#### [Short task]
Transcribe all of the material exactly, except for its pictures.
[Start Dataset extract]
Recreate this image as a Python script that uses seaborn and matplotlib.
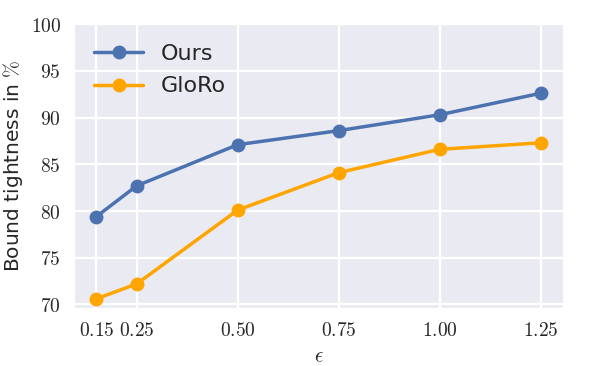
import pandas as pd
import matplotlib
matplotlib.use("Agg")
import matplotlib.pyplot as plt
import seaborn as sns

# values
eps = [0.15, 0.25, 0.50, 0.75, 1.00, 1.25]
ours = [79.4, 82.7, 87.1, 88.6, 90.3, 92.6]
gloro = [70.6, 72.2, 80.1, 84.1, 86.6, 87.3]
eps_labels = ["0.15", "0.25", "0.50", "0.75", "1.00", "1.25"]
y_ticks = [70, 75, 80, 85, 90, 95, 100]

sns.set_style("darkgrid", {'grid.linewidth': 1.6})
plt.rcParams['font.family'] = ['DejaVu Sans']
plt.rcParams['mathtext.fontset'] = 'cm'
plt.rcParams['grid.linewidth'] = 1.6

df = pd.DataFrame({
    'eps': eps * 2,
    'tight': ours + gloro,
    'method': ['Ours'] * len(eps) + ['GloRo'] * len(eps),
})

fig = plt.figure(figsize=(5.98, 3.66), dpi=100)
ax = fig.add_axes([0.124, 0.158, 0.817, 0.776])
sns.lineplot(data=df, x='eps', y='tight', hue='method',
             palette={'Ours': '#4C72B0', 'GloRo': 'orange'},
             marker='o', markersize=10, markeredgewidth=0, linewidth=2.5, ax=ax)

ax.set_xticks(eps)
ax.set_xticklabels([f"${s}$" for s in eps_labels], fontsize=14)
ax.set_yticks(y_ticks)
ax.set_yticklabels([f"${v}$" for v in y_ticks], fontsize=14)
ax.set_ylim(69.6, 100)
ax.set_xlabel(r'$\epsilon$', fontsize=15)
ax.set_ylabel(r'Bound tightness in $\%$', fontsize=14.5)
ax.tick_params(axis='both', pad=6)

leg = ax.legend(loc='upper left', frameon=False, fontsize=16,
                handlelength=2.2, handletextpad=0.8, labelspacing=0.55)
for line in leg.get_lines():
    line.set_linewidth(2.5)
    line.set_markersize(10)

fig.savefig('out.png', dpi=100)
[End Dataset extract]
#### [Answer to this problem]
Recreate this image as a Python script that uses seaborn and matplotlib.
import pandas as pd
import matplotlib
matplotlib.use("Agg")
import matplotlib.pyplot as plt
import seaborn as sns

# values
eps = [0.15, 0.25, 0.50, 0.75, 1.00, 1.25]
ours = [79.4, 82.7, 87.1, 88.6, 90.3, 92.6]
gloro = [70.6, 72.2, 80.1, 84.1, 86.6, 87.3]
eps_labels = ["0.15", "0.25", "0.50", "0.75", "1.00", "1.25"]
y_ticks = [70, 75, 80, 85, 90, 95, 100]

sns.set_style("darkgrid", {'grid.linewidth': 1.6})
plt.rcParams['font.family'] = ['DejaVu Sans']
plt.rcParams['mathtext.fontset'] = 'cm'
plt.rcParams['grid.linewidth'] = 1.6

df = pd.DataFrame({
    'eps': eps * 2,
    'tight': ours + gloro,
    'method': ['Ours'] * len(eps) + ['GloRo'] * len(eps),
})

fig = plt.figure(figsize=(5.98, 3.66), dpi=100)
ax = fig.add_axes([0.124, 0.158, 0.817, 0.776])
sns.lineplot(data=df, x='eps', y='tight', hue='method',
             palette={'Ours': '#4C72B0', 'GloRo': 'orange'},
             marker='o', markersize=10, markeredgewidth=0, linewidth=2.5, ax=ax)

ax.set_xticks(eps)
ax.set_xticklabels([f"${s}$" for s in eps_labels], fontsize=14)
ax.set_yticks(y_ticks)
ax.set_yticklabels([f"${v}$" for v in y_ticks], fontsize=14)
ax.set_ylim(69.6, 100)
ax.set_xlabel(r'$\epsilon$', fontsize=15)
ax.set_ylabel(r'Bound tightness in $\%$', fontsize=14.5)
ax.tick_params(axis='both', pad=6)

leg = ax.legend(loc='upper left', frameon=False, fontsize=16,
                handlelength=2.2, handletextpad=0.8, labelspacing=0.55)
for line in leg.get_lines():
    line.set_linewidth(2.5)
    line.set_markersize(10)

fig.savefig('out.png', dpi=100)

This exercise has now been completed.